● **Instruction**:
Repeat every record below exactly, leaving out the pictures.

● **Listed entries**:
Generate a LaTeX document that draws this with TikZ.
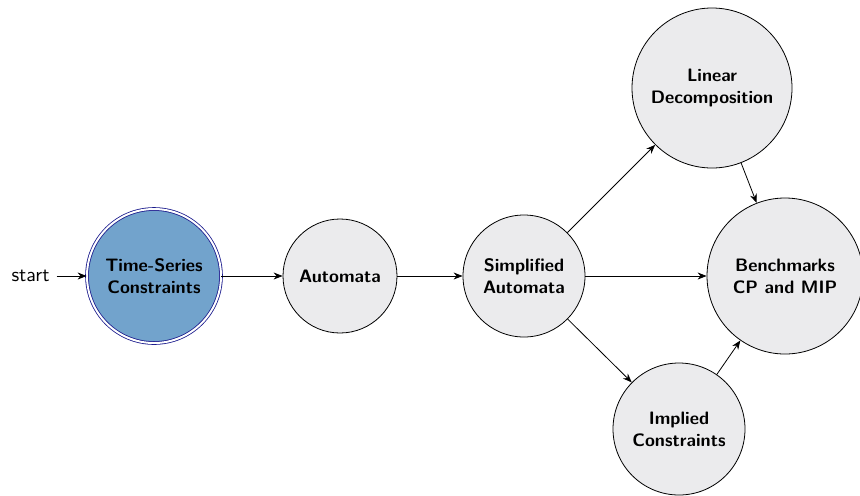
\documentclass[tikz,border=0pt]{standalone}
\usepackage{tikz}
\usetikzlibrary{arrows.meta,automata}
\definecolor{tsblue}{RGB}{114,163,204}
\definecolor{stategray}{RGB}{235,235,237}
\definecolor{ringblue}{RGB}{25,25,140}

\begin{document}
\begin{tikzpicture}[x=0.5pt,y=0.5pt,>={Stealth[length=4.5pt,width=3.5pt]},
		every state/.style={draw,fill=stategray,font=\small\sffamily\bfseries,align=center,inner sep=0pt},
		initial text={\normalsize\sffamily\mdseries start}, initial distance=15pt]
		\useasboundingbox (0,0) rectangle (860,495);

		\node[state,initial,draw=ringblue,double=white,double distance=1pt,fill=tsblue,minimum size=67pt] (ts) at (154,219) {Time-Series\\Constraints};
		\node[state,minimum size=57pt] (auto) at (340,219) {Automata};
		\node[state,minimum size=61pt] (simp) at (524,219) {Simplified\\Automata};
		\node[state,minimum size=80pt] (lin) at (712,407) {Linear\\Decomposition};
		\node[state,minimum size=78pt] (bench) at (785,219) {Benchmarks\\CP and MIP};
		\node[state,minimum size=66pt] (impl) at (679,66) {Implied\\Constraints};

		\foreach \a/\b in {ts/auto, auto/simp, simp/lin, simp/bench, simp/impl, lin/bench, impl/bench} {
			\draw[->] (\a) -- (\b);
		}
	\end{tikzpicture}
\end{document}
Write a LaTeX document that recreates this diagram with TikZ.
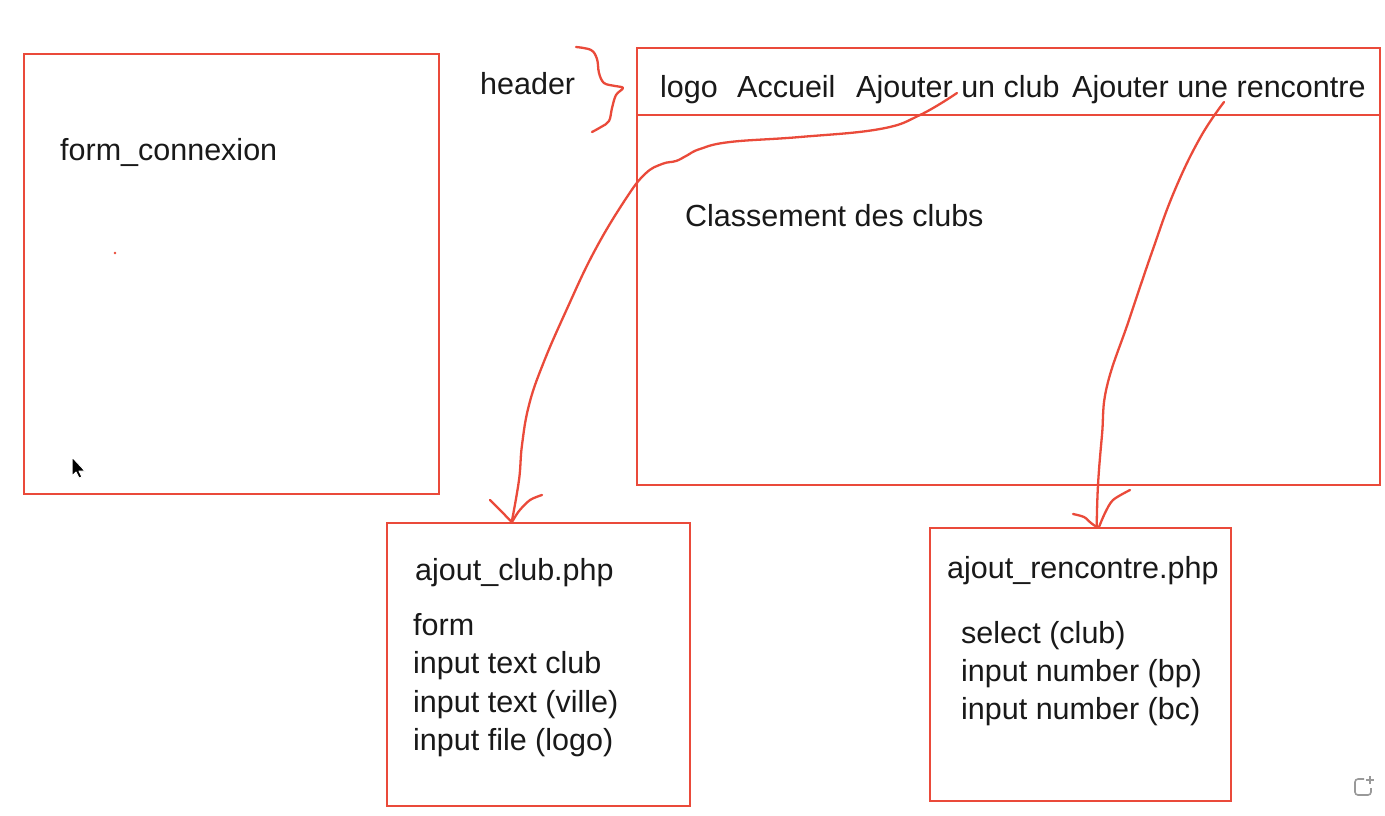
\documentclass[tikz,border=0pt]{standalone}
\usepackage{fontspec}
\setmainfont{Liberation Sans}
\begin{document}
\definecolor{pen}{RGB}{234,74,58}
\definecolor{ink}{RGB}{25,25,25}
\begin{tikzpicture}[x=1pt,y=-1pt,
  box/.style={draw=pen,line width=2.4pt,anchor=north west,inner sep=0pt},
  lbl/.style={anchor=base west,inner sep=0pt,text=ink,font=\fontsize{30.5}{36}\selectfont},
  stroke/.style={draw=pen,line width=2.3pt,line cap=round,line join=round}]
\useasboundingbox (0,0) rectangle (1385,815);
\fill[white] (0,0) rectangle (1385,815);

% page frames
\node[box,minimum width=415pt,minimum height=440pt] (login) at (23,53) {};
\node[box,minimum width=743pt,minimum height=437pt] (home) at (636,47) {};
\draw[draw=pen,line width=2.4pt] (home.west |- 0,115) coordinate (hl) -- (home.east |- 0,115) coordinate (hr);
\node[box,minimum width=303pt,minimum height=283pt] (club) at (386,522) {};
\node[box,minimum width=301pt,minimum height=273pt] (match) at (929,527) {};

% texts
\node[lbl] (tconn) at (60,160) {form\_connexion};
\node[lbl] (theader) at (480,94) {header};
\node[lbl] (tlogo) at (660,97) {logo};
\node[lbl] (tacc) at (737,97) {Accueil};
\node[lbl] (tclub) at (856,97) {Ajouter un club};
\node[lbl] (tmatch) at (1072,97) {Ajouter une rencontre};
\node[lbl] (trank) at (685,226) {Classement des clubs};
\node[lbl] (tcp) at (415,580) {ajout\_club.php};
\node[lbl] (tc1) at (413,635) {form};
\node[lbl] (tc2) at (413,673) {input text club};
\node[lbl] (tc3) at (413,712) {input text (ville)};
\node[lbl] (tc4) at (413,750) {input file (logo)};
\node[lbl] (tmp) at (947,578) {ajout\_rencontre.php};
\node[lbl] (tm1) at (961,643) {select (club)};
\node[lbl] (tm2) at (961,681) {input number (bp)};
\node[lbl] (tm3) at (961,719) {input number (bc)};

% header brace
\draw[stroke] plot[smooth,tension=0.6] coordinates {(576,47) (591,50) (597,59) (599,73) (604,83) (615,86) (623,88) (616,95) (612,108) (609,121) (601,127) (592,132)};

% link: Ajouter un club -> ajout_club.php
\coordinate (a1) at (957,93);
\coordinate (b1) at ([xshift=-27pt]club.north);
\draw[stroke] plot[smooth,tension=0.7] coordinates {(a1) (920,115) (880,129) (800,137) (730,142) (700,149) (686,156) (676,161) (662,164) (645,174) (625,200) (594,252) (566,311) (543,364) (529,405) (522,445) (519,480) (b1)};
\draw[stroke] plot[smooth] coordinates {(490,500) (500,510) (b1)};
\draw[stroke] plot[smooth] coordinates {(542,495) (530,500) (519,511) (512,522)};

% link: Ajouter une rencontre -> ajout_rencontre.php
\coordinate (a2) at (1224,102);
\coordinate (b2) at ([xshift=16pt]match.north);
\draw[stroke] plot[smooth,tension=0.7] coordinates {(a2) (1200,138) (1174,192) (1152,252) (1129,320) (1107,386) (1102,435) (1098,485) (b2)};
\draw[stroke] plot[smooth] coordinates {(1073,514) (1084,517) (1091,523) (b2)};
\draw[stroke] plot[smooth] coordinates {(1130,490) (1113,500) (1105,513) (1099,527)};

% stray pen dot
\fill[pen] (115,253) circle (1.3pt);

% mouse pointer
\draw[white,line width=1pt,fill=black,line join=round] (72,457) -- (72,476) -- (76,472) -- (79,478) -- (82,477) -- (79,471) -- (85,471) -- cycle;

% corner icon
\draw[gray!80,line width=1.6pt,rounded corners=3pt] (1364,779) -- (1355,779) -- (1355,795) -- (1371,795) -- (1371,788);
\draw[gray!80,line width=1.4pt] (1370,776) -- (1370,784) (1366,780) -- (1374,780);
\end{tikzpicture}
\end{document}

● **Answer to this problem**:
Generate a LaTeX document that draws this with TikZ.
\documentclass[tikz,border=0pt]{standalone}
\usepackage{tikz}
\usetikzlibrary{arrows.meta,automata}
\definecolor{tsblue}{RGB}{114,163,204}
\definecolor{stategray}{RGB}{235,235,237}
\definecolor{ringblue}{RGB}{25,25,140}

\begin{document}
\begin{tikzpicture}[x=0.5pt,y=0.5pt,>={Stealth[length=4.5pt,width=3.5pt]},
		every state/.style={draw,fill=stategray,font=\small\sffamily\bfseries,align=center,inner sep=0pt},
		initial text={\normalsize\sffamily\mdseries start}, initial distance=15pt]
		\useasboundingbox (0,0) rectangle (860,495);

		\node[state,initial,draw=ringblue,double=white,double distance=1pt,fill=tsblue,minimum size=67pt] (ts) at (154,219) {Time-Series\\Constraints};
		\node[state,minimum size=57pt] (auto) at (340,219) {Automata};
		\node[state,minimum size=61pt] (simp) at (524,219) {Simplified\\Automata};
		\node[state,minimum size=80pt] (lin) at (712,407) {Linear\\Decomposition};
		\node[state,minimum size=78pt] (bench) at (785,219) {Benchmarks\\CP and MIP};
		\node[state,minimum size=66pt] (impl) at (679,66) {Implied\\Constraints};

		\foreach \a/\b in {ts/auto, auto/simp, simp/lin, simp/bench, simp/impl, lin/bench, impl/bench} {
			\draw[->] (\a) -- (\b);
		}
	\end{tikzpicture}
\end{document}
Write a LaTeX document that recreates this diagram with TikZ.
\documentclass[tikz,border=0pt]{standalone}
\usepackage{fontspec}
\setmainfont{Liberation Sans}
\begin{document}
\definecolor{pen}{RGB}{234,74,58}
\definecolor{ink}{RGB}{25,25,25}
\begin{tikzpicture}[x=1pt,y=-1pt,
  box/.style={draw=pen,line width=2.4pt,anchor=north west,inner sep=0pt},
  lbl/.style={anchor=base west,inner sep=0pt,text=ink,font=\fontsize{30.5}{36}\selectfont},
  stroke/.style={draw=pen,line width=2.3pt,line cap=round,line join=round}]
\useasboundingbox (0,0) rectangle (1385,815);
\fill[white] (0,0) rectangle (1385,815);

% page frames
\node[box,minimum width=415pt,minimum height=440pt] (login) at (23,53) {};
\node[box,minimum width=743pt,minimum height=437pt] (home) at (636,47) {};
\draw[draw=pen,line width=2.4pt] (home.west |- 0,115) coordinate (hl) -- (home.east |- 0,115) coordinate (hr);
\node[box,minimum width=303pt,minimum height=283pt] (club) at (386,522) {};
\node[box,minimum width=301pt,minimum height=273pt] (match) at (929,527) {};

% texts
\node[lbl] (tconn) at (60,160) {form\_connexion};
\node[lbl] (theader) at (480,94) {header};
\node[lbl] (tlogo) at (660,97) {logo};
\node[lbl] (tacc) at (737,97) {Accueil};
\node[lbl] (tclub) at (856,97) {Ajouter un club};
\node[lbl] (tmatch) at (1072,97) {Ajouter une rencontre};
\node[lbl] (trank) at (685,226) {Classement des clubs};
\node[lbl] (tcp) at (415,580) {ajout\_club.php};
\node[lbl] (tc1) at (413,635) {form};
\node[lbl] (tc2) at (413,673) {input text club};
\node[lbl] (tc3) at (413,712) {input text (ville)};
\node[lbl] (tc4) at (413,750) {input file (logo)};
\node[lbl] (tmp) at (947,578) {ajout\_rencontre.php};
\node[lbl] (tm1) at (961,643) {select (club)};
\node[lbl] (tm2) at (961,681) {input number (bp)};
\node[lbl] (tm3) at (961,719) {input number (bc)};

% header brace
\draw[stroke] plot[smooth,tension=0.6] coordinates {(576,47) (591,50) (597,59) (599,73) (604,83) (615,86) (623,88) (616,95) (612,108) (609,121) (601,127) (592,132)};

% link: Ajouter un club -> ajout_club.php
\coordinate (a1) at (957,93);
\coordinate (b1) at ([xshift=-27pt]club.north);
\draw[stroke] plot[smooth,tension=0.7] coordinates {(a1) (920,115) (880,129) (800,137) (730,142) (700,149) (686,156) (676,161) (662,164) (645,174) (625,200) (594,252) (566,311) (543,364) (529,405) (522,445) (519,480) (b1)};
\draw[stroke] plot[smooth] coordinates {(490,500) (500,510) (b1)};
\draw[stroke] plot[smooth] coordinates {(542,495) (530,500) (519,511) (512,522)};

% link: Ajouter une rencontre -> ajout_rencontre.php
\coordinate (a2) at (1224,102);
\coordinate (b2) at ([xshift=16pt]match.north);
\draw[stroke] plot[smooth,tension=0.7] coordinates {(a2) (1200,138) (1174,192) (1152,252) (1129,320) (1107,386) (1102,435) (1098,485) (b2)};
\draw[stroke] plot[smooth] coordinates {(1073,514) (1084,517) (1091,523) (b2)};
\draw[stroke] plot[smooth] coordinates {(1130,490) (1113,500) (1105,513) (1099,527)};

% stray pen dot
\fill[pen] (115,253) circle (1.3pt);

% mouse pointer
\draw[white,line width=1pt,fill=black,line join=round] (72,457) -- (72,476) -- (76,472) -- (79,478) -- (82,477) -- (79,471) -- (85,471) -- cycle;

% corner icon
\draw[gray!80,line width=1.6pt,rounded corners=3pt] (1364,779) -- (1355,779) -- (1355,795) -- (1371,795) -- (1371,788);
\draw[gray!80,line width=1.4pt] (1370,776) -- (1370,784) (1366,780) -- (1374,780);
\end{tikzpicture}
\end{document}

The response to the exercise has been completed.